Well, after much anticipation by yours truly and what I thought was an exceptional marketing campaign, the vampire thriller 30 Days of Night finally opened this weekend to… well, acceptable numbers. It’s not launching Josh Hartnett back to the A list. Director David Hard Candy Slade is not the next Zach Snyder, as I had half expected. And it’s not reviving the horror genre or pushing it in some new direction.
Rather, it plays (both commercially and as a film) as a surprisingly by-the-books horror flick. Nothing wrong with that, but it seems to me they had the chance to do something special here, and the fact that they didn’t is reflected in the modest box office returns.For the record, Night brought in $15.9 million from 2,855 theatres for a $5.5k average. Brought in for a very reasonable $30 million (Sam Raimi’s Ghost House Pictures, the production company behind the film, knows how to keep expenditures down; they made the surprise hit The Grudge for just $10 million), it should be modestly profitable in the same way Ghost House’s previous release, The Messengers was.
I was lucky enough to check out the premiere last week, but every time I sat down to tap out a review, it always came in around two paragraphs, because there just isn’t much to say about the film. So I’ll just drop my thoughts here, and you can do with them what you will. It basically plays like Dawn of the Dead, only with a few vampires instead of a lot of zombies. The plot sees our ship-of-fools cast trapped first in an attic, then a police station, and finally some sort of power plant while they wait for the sun to rise. In order to make their various treks through the snow, characters routinely sacrifice themselves to save the group; I kept waiting for them to come up with some other distraction besides running down the street begging the vamps to attack them. I also kept waiting for the bloodsuckers, who come into town with a remarkably intelligent plan, to stop falling for it.
There are a couple of exceptional elements, and first and foremost among them are the vampires. Danny Huston is the only name I recognize among them, although I didn’t recognize him at all until the credits rolled. But the faces they found for these eastern European vampires (doesn’t it seem like everything evil is Eastern European these days?) are just astonishingly frightening. Slade does a good job of capturing them in iconic poses, too. Howling with blood-soaked teeth against a raging fire. Ripping through the roof of a speeding truck while silhouetted against the moon. Their on-screen time, while all too short, is riveting.
Also, the script, by Steve Niles (who also wrote the graphic novel upon which the film is based) and Stuart Collateral Beattie, makes the vampires sadistic in a way that Eli Roth could learn a thing or two from. The tortures they inflict on their victims isn’t just physical (the violence, while prominent, doesn’t come close to the level of ‘torture porn’), but also disturbingly psychological. After unsuccessfully attempting to use a surviving girl as bait to lure out survivors, she begs Huston’s main vampire, “Please, God.” Huston takes a chilling pause to look around, then returns his gaze to her and declares, “No God.” Most of the vampires sparse dialogue is spent trying to rob their victims of hope before killing them, and this makes them exceptionally chilling.

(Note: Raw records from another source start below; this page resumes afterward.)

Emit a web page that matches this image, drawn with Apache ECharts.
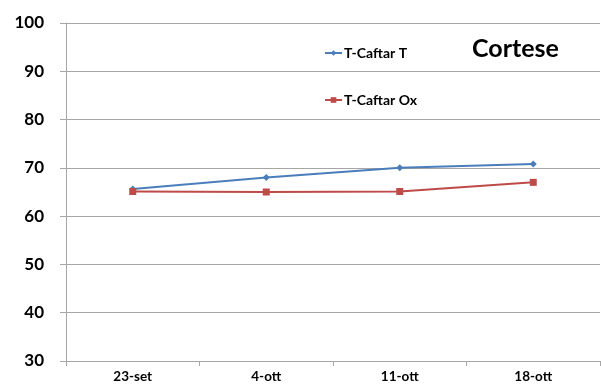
<!DOCTYPE html>
<html><head><meta charset="utf-8">
<script src="https://cdn.jsdelivr.net/npm/echarts@6/dist/echarts.min.js"></script>
<style>html,body{margin:0;padding:0;background:#fff}#c{width:601px;height:390px}</style>
</head><body><div id="c"></div>
<script>
const categories = ['23-set', '4-ott', '11-ott', '18-ott'];
const seriesT = [65.6, 68.0, 70.0, 70.8];
const seriesOx = [65.1, 65.0, 65.1, 67.0];
const nameT = 'T-Caftar T';
const nameOx = 'T-Caftar Ox';
const titleText = 'Cortese';
const FONT = 'Lato';
const chart = echarts.init(document.getElementById('c'));
chart.setOption({
  animation: false,
  title: { text: titleText, left: 467, top: 31, textStyle: { fontFamily: FONT, fontWeight: 'bold', fontSize: 25, color: '#000' } },
  legend: [
    { data: [nameT], left: 324, top: 46, padding: 0, itemWidth: 17, itemHeight: 7, itemGap: 2,
      textStyle: { fontFamily: FONT, fontWeight: 'bold', fontSize: 14, color: '#000', padding: [0, 0, 0, -3] } },
    { data: [nameOx], left: 324, top: 93, padding: 0, itemWidth: 17, itemHeight: 7, itemGap: 2,
      textStyle: { fontFamily: FONT, fontWeight: 'bold', fontSize: 14, color: '#000', padding: [0, 0, 0, -3] } }
  ],
  grid: { left: 66, right: 1, top: 23, bottom: 29 },
  xAxis: {
    type: 'category', data: categories, boundaryGap: true,
    axisLine: { show: true, lineStyle: { color: '#a6a6a6' } },
    axisTick: { show: true, length: 5, lineStyle: { color: '#a6a6a6' } },
    axisLabel: { fontFamily: FONT, fontWeight: 'bold', fontSize: 13.5, color: '#000', margin: 9 }
  },
  yAxis: {
    type: 'value', min: 30, max: 100, interval: 10,
    axisLine: { show: true, lineStyle: { color: '#a6a6a6' } },
    axisTick: { show: true, length: 6, lineStyle: { color: '#a6a6a6' } },
    splitLine: { lineStyle: { color: '#a6a6a6' } },
    axisLabel: { fontFamily: FONT, fontWeight: 'bold', fontSize: 17, color: '#000', margin: 22 }
  },
  series: [
    { name: nameT, type: 'line', data: seriesT, symbol: 'diamond', symbolSize: 7,
      itemStyle: { color: '#4A7EBB' }, lineStyle: { color: '#4A7EBB', width: 2 } },
    { name: nameOx, type: 'line', data: seriesOx, symbol: 'rect', symbolSize: 7,
      itemStyle: { color: '#BE4B48' }, lineStyle: { color: '#BE4B48', width: 2 } }
  ]
});
</script></body></html>
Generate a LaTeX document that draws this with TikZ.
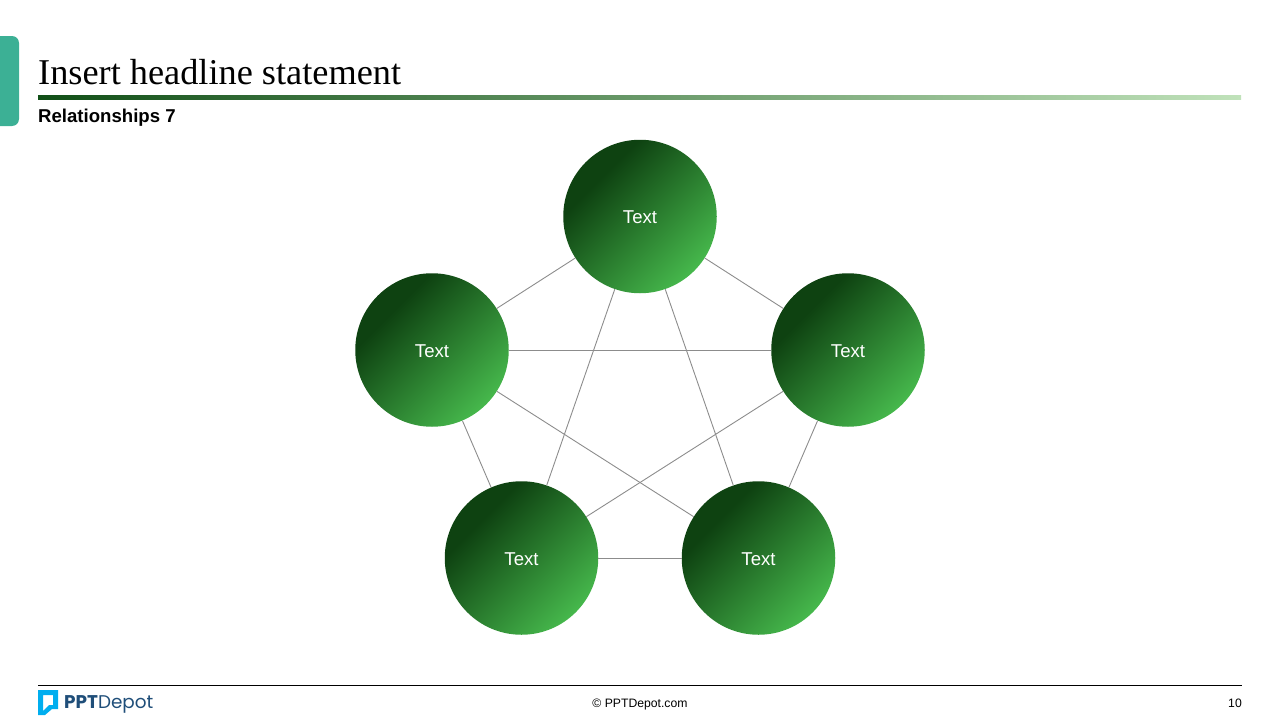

They also avoid two of the traps movies like this usually fall into. It’s easy to get bogged down in the rules behind vampire mythology. Can they enter a house if they haven’t been invited? What about garlic? Crosses? Running water? Night pretty much avoids all of these questions. The only weapons Hartnett and company have are sunlight and decapitation. There’s also the troubled relationship between Hartnett’s Sheriff Eben and Fire Marshall Stella, played by Melissa George. They’re on the verge of splitting up, until events force them back together. I kept waiting for their big heart-to-heart, in which we would learn what split them up, and how this experience has shown them how petty those things were, and now they really love each other and if they survive, things’ll be different. There’s a bit of that, but it’s mostly left vague and never gets too sentimental.

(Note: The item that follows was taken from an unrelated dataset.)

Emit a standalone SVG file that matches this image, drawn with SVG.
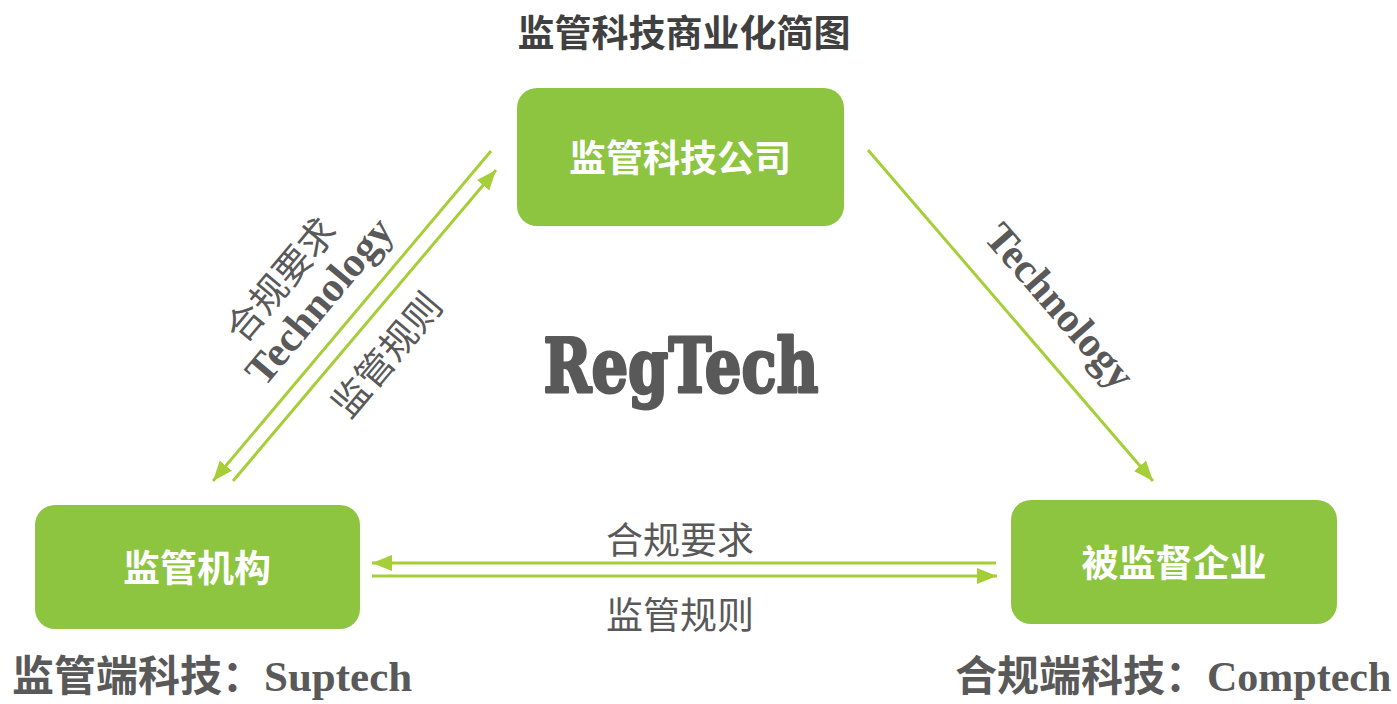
<svg xmlns="http://www.w3.org/2000/svg" width="1397" height="704" viewBox="0 0 1397 704">
<defs>
<style>
.box{fill:#8DC540;}
.boxtxt{font-family:"Noto Sans CJK SC",sans-serif;font-weight:bold;font-size:37px;fill:#FFFFFF;text-anchor:middle;}
.cjk{font-family:"Noto Sans CJK SC",sans-serif;font-size:37px;fill:#595959;text-anchor:middle;}
.tech{font-family:"Liberation Serif","Times New Roman",serif;font-weight:bold;font-size:42px;fill:#595959;text-anchor:middle;}
.conn{stroke:#A6CE39;stroke-width:3;fill:none;}
.bottom{fill:#595959;font-weight:bold;}
</style>
<marker id="ah" markerUnits="userSpaceOnUse" markerWidth="22" markerHeight="18" refX="20" refY="9" orient="auto">
<path d="M0,1 L20,9 L0,17 Z" fill="#A6CE39"/>
</marker>
</defs>
<rect width="1397" height="704" fill="#FFFFFF"/>
<text x="684" y="47" font-family="'Noto Sans CJK SC',sans-serif" font-weight="bold" font-size="37" fill="#404040" text-anchor="middle">监管科技商业化简图</text>

<g id="connectors">
<line class="conn" x1="491" y1="151" x2="213" y2="481" marker-end="url(#ah)"/>
<line class="conn" x1="233" y1="481" x2="496" y2="170" marker-end="url(#ah)"/>
<line class="conn" x1="868" y1="150" x2="1153" y2="481" marker-end="url(#ah)"/>
<line class="conn" x1="996" y1="563" x2="372" y2="563" marker-end="url(#ah)"/>
<line class="conn" x1="372" y1="576" x2="997" y2="576" marker-end="url(#ah)"/>
</g>

<g id="labels">
<text class="cjk" transform="translate(281,280) rotate(-50)" y="13">合规要求</text>
<text class="tech" transform="translate(319,301) rotate(-50)" y="14">Technology</text>
<text class="cjk" transform="translate(387,355) rotate(-50)" y="13">监管规则</text>
<text class="tech" transform="translate(1060,306) rotate(49)" y="14">Technology</text>
<text class="cjk" x="680" y="554">合规要求</text>
<text class="cjk" x="680" y="629">监管规则</text>
</g>

<text x="681" y="392" font-family="'DejaVu Serif',serif" font-weight="bold" font-size="74" fill="#595959" stroke="#595959" stroke-width="3" stroke-linejoin="round" text-anchor="middle" textLength="275" lengthAdjust="spacingAndGlyphs">RegTech</text>

<g id="node-regtech-company">
<rect class="box" x="517" y="88" width="327" height="138" rx="20"/>
<text class="boxtxt" x="680" y="172">监管科技公司</text>
</g>
<g id="node-regulator">
<rect class="box" x="35" y="505" width="325" height="124" rx="20"/>
<text class="boxtxt" x="197" y="582">监管机构</text>
</g>
<g id="node-regulated">
<rect class="box" x="1011" y="500" width="326" height="124" rx="20"/>
<text class="boxtxt" x="1174" y="577">被监督企业</text>
</g>

<text class="bottom" x="12" y="691"><tspan font-family="'Noto Sans CJK SC',sans-serif" font-size="42">监管端科技：</tspan><tspan font-family="'Liberation Serif',serif" font-size="43">Suptech</tspan></text>
<text class="bottom" x="955" y="691"><tspan font-family="'Noto Sans CJK SC',sans-serif" font-size="42">合规端科技：</tspan><tspan font-family="'Liberation Serif',serif" font-size="42">Comptech</tspan></text>
</svg>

But for all this, the driving narrative is painfully predictable, the human performances acceptable at best, and the climax unspectacular. It’s a decent Halloween programmer with a few small things to recommend it. I expected more out of exec producer Sam Raimi and Ghost House, who have been flirting with great horror films but haven’t yet delivered one.
In other news, Tyler Perrry’s Why Did I Get Married (hereafter referred to as TP’s WDIGM) bucked the previous trend of Perry’s movies crashing in their second week dropping only 43% to $12 million for the weekend and a $38 million total. In the wake of this, Perry may have replaced Spike Lee as the most prominent African American director in mainstream Hollywood. Inexplicably, The Game Plan continues to hold up incredibly well, slipping just 26%, best in the top ten, to $8 million and a $69 million total. I’m out of things to say about this flick.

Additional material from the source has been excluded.